Cryptocurrency exchange Binance finds itself entangled in yet another legal battle as a federal appeals court reinstates a lawsuit filed by investors over crypto losses.
Reuters reported on March 8 that the lawsuit, accusing Binance of selling unregistered tokens in violation of US securities laws, has been revived. Investors allege that tokens sold by the exchange suffered significant losses, sparking legal action.
The appeals court ruling also allows investors to pursue claims related to purchases made up to a year before the lawsuit’s filing. Tokens such as aelf (ELF), EOS (EOS), FUNToken (FUN), Icon (ICX), OMG Network (OMG), Quantstamp (QSP), and Tron (TRX) bought through Binance starting in 2017 reportedly plummeted in value.
Despite Binance’s claims that US securities laws do not apply due to its offshore location, legal challenges persist. Earlier in February, a court approved a plea deal requiring Binance to pay $4.3 billion for violating anti-money laundering laws.

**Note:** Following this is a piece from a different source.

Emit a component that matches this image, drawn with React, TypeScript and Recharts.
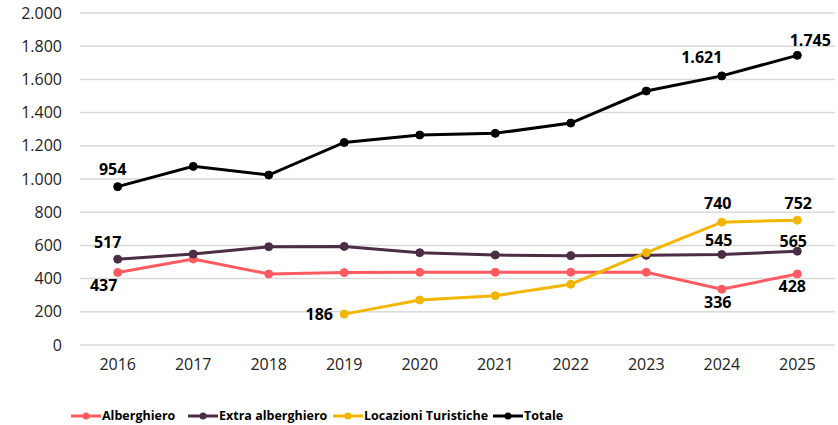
import { LineChart, Line, XAxis, YAxis, CartesianGrid, Legend, LabelList } from "recharts";

const years = ["2016", "2017", "2018", "2019", "2020", "2021", "2022", "2023", "2024", "2025"];
const alberghiero = [437, 518, 428, 436, 438, 438, 438, 438, 336, 428];
const extraAlberghiero = [517, 548, 592, 594, 556, 542, 538, 540, 545, 565];
const locazioni = [null, null, null, 186, 271, 297, 366, 556, 740, 752];
const totale = [954, 1076, 1024, 1220, 1265, 1275, 1337, 1530, 1621, 1745];
const yTicks = [0, 200, 400, 600, 800, 1000, 1200, 1400, 1600, 1800, 2000];

// which points carry a data label, and where Excel nudged them
const labelOffsets: Record<string, Record<number, [number, number]>> = {
  alberghiero: { 0: [-14, 13], 8: [-4, 13], 9: [-5, 12] },
  extraAlberghiero: { 0: [-10, -17], 8: [-3, -15], 9: [-4, -10] },
  locazioni: { 3: [-25, 0], 8: [-4, -19], 9: [1, -17] },
  totale: { 0: [-5, -18], 8: [-20, -19], 9: [13, -15] },
};

const SERIES = [
  { key: "alberghiero", name: "Alberghiero", color: "#FF5A5F", w: 117 },
  { key: "extraAlberghiero", name: "Extra alberghiero", color: "#4B2D46", w: 145 },
  { key: "locazioni", name: "Locazioni Turistiche", color: "#F2B600", w: 160 },
  { key: "totale", name: "Totale", color: "#000000", w: 100 },
];

const data = years.map((y, i) => ({
  year: y,
  alberghiero: alberghiero[i],
  extraAlberghiero: extraAlberghiero[i],
  locazioni: locazioni[i],
  totale: totale[i],
}));

const FONT = "'Open Sans', sans-serif";

const fmt = (v: number) => String(v).replace(/\B(?=(\d{3})+(?!\d))/g, ".");

function makeLabel(seriesKey: string) {
  return (props: any) => {
    const { x, y, index, value } = props;
    const off = labelOffsets[seriesKey][index];
    if (!off || value == null) return null;
    return (
      <text
        x={x + off[0]}
        y={y + off[1]}
        textAnchor="middle"
        dominantBaseline="central"
        fontFamily={FONT}
        fontWeight={700}
        fontSize={16}
        fill="#000"
      >
        {fmt(value)}
      </text>
    );
  };
}

function LegendContent() {
  return (
    <div style={{ display: "flex", paddingLeft: 70, paddingTop: 26, fontFamily: FONT, fontWeight: 700, fontSize: 12.5, color: "#000" }}>
      {SERIES.map((s) => (
        <div key={s.key} style={{ display: "flex", alignItems: "center", width: s.w }}>
          <svg width={32} height={10}>
            <line x1={1} y1={5} x2={31} y2={5} stroke={s.color} strokeWidth={3} />
            <circle cx={16} cy={5} r={3.5} fill={s.color} />
          </svg>
          <span style={{ whiteSpace: "nowrap" }}>{s.name}</span>
        </div>
      ))}
    </div>
  );
}

export default function App() {
  return (
    <div style={{ position: "absolute", left: 0, top: 0, background: "#fff" }}>
      <LineChart width={838} height={425} data={data} margin={{ top: 13, right: 3, bottom: 0, left: 0 }}>
        <CartesianGrid vertical={false} stroke="#D9D9D9" strokeWidth={1.5} />
        <XAxis
          dataKey="year"
          axisLine={false}
          tickLine={false}
          height={36}
          padding={{ left: 37.7, right: 37.7 }}
          tick={{ fontFamily: FONT, fontSize: 16, fill: "#222" }}
          dy={6}
        />
        <YAxis
          domain={[0, 2000]}
          ticks={yTicks}
          width={80}
          axisLine={false}
          tickLine={false}
          tickFormatter={fmt}
          tick={{ fontFamily: FONT, fontSize: 16, fill: "#222" }}
          dx={-10}
        />
        <Legend verticalAlign="bottom" height={44} content={<LegendContent />} />
        {SERIES.map((s) => (
          <Line
            key={s.key}
            dataKey={s.key}
            name={s.name}
            stroke={s.color}
            strokeWidth={3}
            dot={{ r: 4, fill: s.color, stroke: s.color, strokeWidth: 1 }}
            activeDot={false}
            isAnimationActive={false}
            connectNulls={false}
          >
            <LabelList dataKey={s.key} content={makeLabel(s.key)} />
          </Line>
        ))}
      </LineChart>
    </div>
  );
}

District Judge Richard Jones highlighted Binance’s deliberate non-compliance with US laws.
The approval followed allegations that Binance served clients in sanctioned countries, including terrorist organizations and drug traffickers, contravening US laws. Binance’s founder and CEO, Changpeng Zhao, admitted guilt on behalf of the company and himself.
In the wake of these legal issues, Richard Teng, formerly overseeing all markets outside the US, assumes leadership as the new head of the crypto exchange.